Primary races in 11 states Tuesday showed that the Tea Party movement, while claiming to have one voice, remains a loose group of factions with no top-down leadership -- a lack of structure that some conservatives fear could diminish its impact in November when they hope to unseat dozens of incumbent lawmakers in the House and Senate.
"I think the biggest threat to the movement could be the movement itself," said conservative talk radio host Dana Loesch, a co-founder of the St. Louis Tea Party.
But decentralization is the core of the movement's appeal, other Tea Party leaders say.
"It's a strength," said Joe Wierzbicki, a founder of the Tea Party Express, which endorsed Angle in the Nevada race. "Different groups have different flavors, and sometimes we're going to disagree with each other."
Angle ran in the Nevada primary against two Republican challengers -- former state lawmaker Sue Lowden and business owner Danny Tarkanian -- and all three of them claimed to have the support of the grassroots conservative movement.
"The Tea Party folks have already told me they're with me tonight when I win," Lowden told Fox News just hours before the polls closed Tuesday.
Members of the Tea Party movement describe themselves as fierce defenders of the Constitution and boast that their platform is simple: fewer taxes, less spending and a "return to conservative principles." Tea Party groups from Nevada to Arkansas to New Jersey advocate less government intervention and have called for a repeal of President Obama's massive health care overhaul, which they claim violates the Constitution by forcing Americans to buy a product or be fined.
The movement claims to hold no official position on social issues, like abortion, but its groups have backed few, if any, pro-choice politicians. And while the movement advocates less government spending, it's raised little objection to the billions of dollars spent on the wars in Iraq and Afghanistan.
Critics -- and some voters -- say the perceived lack of cohesion in its message raises the question: Can anyone claim to be a Tea Partier?
The Tea Party Express, one of the most prominent factions of the movement, endorsed Angle on April 15 and spent $550,000 promoting her candidacy -- catapulting her approval rating from a mere 5 percent in early April to the win on Tuesday.
But the group, sponsored by the California-based Our Country Deserves Better PAC, was only one of two Tea Party organizations -- as well as the fiscally conservative Club for Growth -- to endorse Angle.

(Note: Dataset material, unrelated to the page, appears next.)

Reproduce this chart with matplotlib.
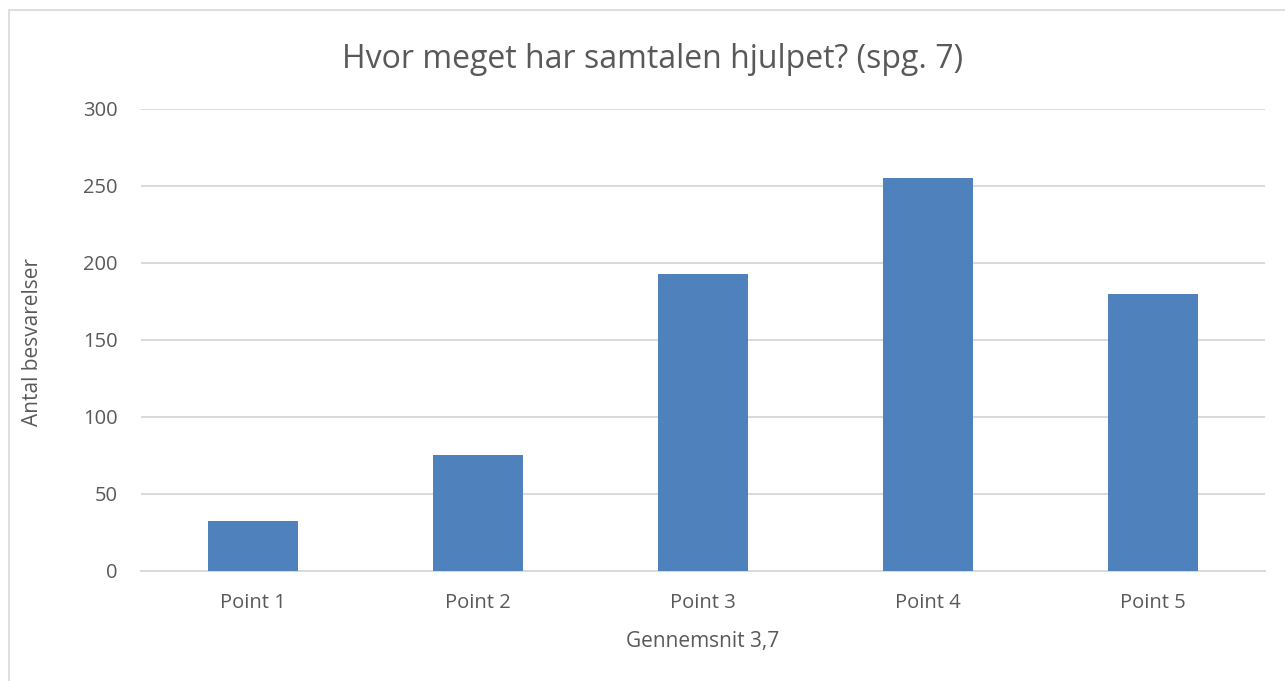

Nashville-based Tea Party Nation, for example, issued a statement supporting -- but not endorsing -- Tarkanian.
"Sharron Angle is not the only conservative candidate running in this race," the group said. "Danny Tarkanian is every bit a conservative and constitutional patriot. We can no longer stand aside and let misinformation about the Nevada race go uncontested," it said, noting that "our policy has been and continues to be one of not endorsing a specific candidate in the primaries."
Tarkanian had blasted the Tea Party Express, saying it did not represent the anti-establishment and constitutionalist movement.
"It's not the Tea Party," Tarkanian told Fox News, describing the organization as a "California-based consulting group that gets paid to run TV commercials."
Wierzbicki refuted that claim, telling FoxNews.com that the self-described grassroots group takes contributions of only $5,000 or less from individual donors and does not accept money from corporations.
Dissent among Tea Party factions was also seen Tuesday in New Jersey, where Republican candidates for the House were supported by different local Tea Party groups.
"The tea parties do have to be careful that they just don't become pawns for people who want to force their way into it," said David Webb, a founding member of TeaParty365.
"We have a lot of really good patriots in this movement and as long as we maintain a focus and galvanize and get behind a candidate -- a winning candidate -- it's gonna work and we're going to see a bigger victory in 2010," added Loesch.
While various groups have maintained an independence in supporting candidates, Wierzbicki said, "I think you're going to see all these different, disparate Tea Party groups unite behind good candidates" -- whom he described as those who embrace the fiscal responsibility and limited government.